Need more proof that God’s love, God’s power, is directed in love, in beatification, in reconciliation? Let’s read Isaiah 43 again.
I’ve been haphazardly working my way through some preliminary Ignatian exercises, and this was my VERY FIRST one, this reading. Father Kevin O’Brien puts forth this ‘grace’ to ask for when reading this passage: “to be more aware of how God is near; to trust in God’s personal care and love for me.” He asks the reader to ask these questions of themselves: who is God for me? How does God see me?

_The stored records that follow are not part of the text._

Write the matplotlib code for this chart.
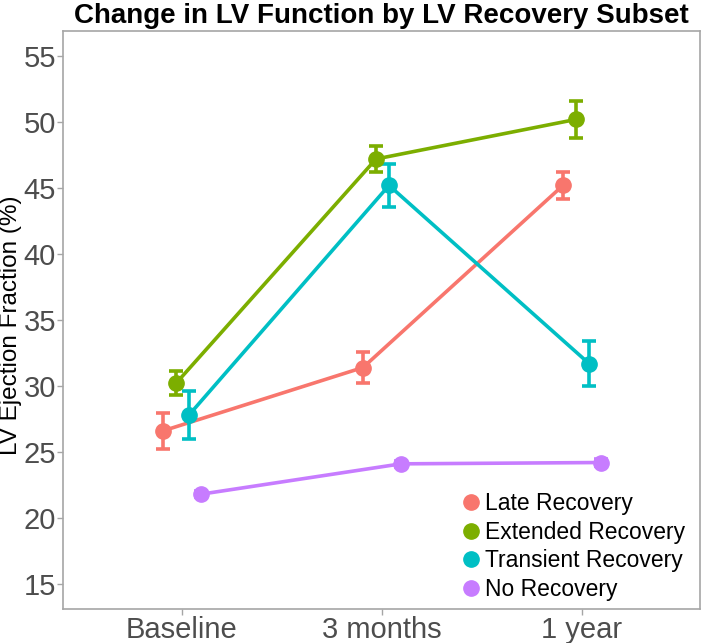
import matplotlib
matplotlib.use("Agg")
import matplotlib.pyplot as plt
from matplotlib.lines import Line2D

timepoints = ["Baseline", "3 months", "1 year"]
groups = ["Late Recovery", "Extended Recovery", "Transient Recovery", "No Recovery"]
colors = ["#F8766D", "#7CAE00", "#00BFC4", "#C77CFF"]

late_mean = [26.6, 31.4, 45.2]
late_err = [1.35, 1.2, 1.0]
extended_mean = [30.2, 47.2, 50.2]
extended_err = [0.9, 1.0, 1.4]
transient_mean = [27.8, 45.2, 31.7]
transient_err = [1.8, 1.6, 1.7]
none_mean = [21.8, 24.1, 24.2]
none_err = [0.25, 0.25, 0.25]

means = [late_mean, extended_mean, transient_mean, none_mean]
errs = [late_err, extended_err, transient_err, none_err]
dodge = [-0.095, -0.03, 0.035, 0.095]

plt.rcParams["font.family"] = ["Liberation Sans", "DejaVu Sans"]

fig = plt.figure(figsize=(7.03, 6.43), dpi=100)
ax = fig.add_axes([63 / 703, 34 / 643, 637 / 703, 578 / 643])

x0 = range(1, len(timepoints) + 1)
for m, e, c, d in zip(means, errs, colors, dodge):
    xs = [x + d for x in x0]
    ax.plot(xs, m, "-", color=c, lw=2.6, zorder=2)
    ax.errorbar(xs, m, yerr=e, fmt="o", color=c, ms=11, elinewidth=2.6,
                capsize=5, capthick=2.6, zorder=3)

ax.set_xlim(0.405, 3.59)
ax.set_ylim(13.1, 56.9)
ax.set_xticks(list(x0))
ax.set_xticklabels(timepoints)
ax.set_yticks([15, 20, 25, 30, 35, 40, 45, 50, 55])
ax.tick_params(colors="#A6A6A6", labelcolor="#4D4D4D", labelsize=21,
               length=4, width=1)
ax.tick_params(axis="y", pad=1)
ax.tick_params(axis="x", pad=1)
for s in ax.spines.values():
    s.set_color("#A6A6A6")
    s.set_linewidth(1.2)

ax.set_ylabel("LV Ejection Fraction (%)", fontsize=17.5)
ax.yaxis.set_label_coords(-0.064, 0.491)
ax.set_title("Change in LV Function by LV Recovery Subset",
             fontsize=20, fontweight="bold", pad=6)

handles = [Line2D([], [], marker="o", ls="", color=c, ms=11) for c in colors]
ax.legend(handles, groups, loc="upper left", bbox_to_anchor=(453 / 703, 1 - 481 / 643),
          bbox_transform=fig.transFigure, frameon=False, fontsize=16.5,
          handlelength=0.6, handletextpad=0.3, labelspacing=0.24, borderpad=0)

fig.savefig("out.png", dpi=100)
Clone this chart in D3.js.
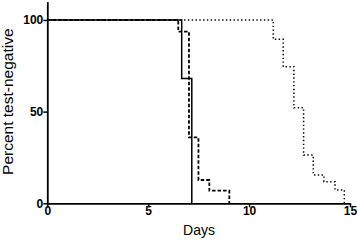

Who is God for me? Who is God in these passages? This God is a God who presents us with an alternative vision of ourselves (moving the Judeans from hopeless abandonment to beloved servants in their OWN MINDS). This is a God who comes to the water with us, who claims us, loves us, calls us by name. This is a God who goes out to the enemy, and calls that enemy brother, friend. This is a God who empowers the apostles to cross boundaries, customs, and hardest of all, internal prejudices, because the Church needs the Samaritans, as the Samaritans need the church. Maybe I’m wrong about Acts, and maybe those dirty Samaritans really did need a double dose. But over time, I’ve come to accept my own double-baptism, not as a sign that one wasn’t enough for a sinner like me, but rather that going under the water again and again, with my brothers and sisters, may be a way we make ourselves a church. Whenever we baptize here, we call upon the congregation to remember our own baptisms. Maybe here, too, we must see not the judgment of God but the abundance He pours out, the again and again he allows, the blessed repetition that forms us into the body of Christ. Amen.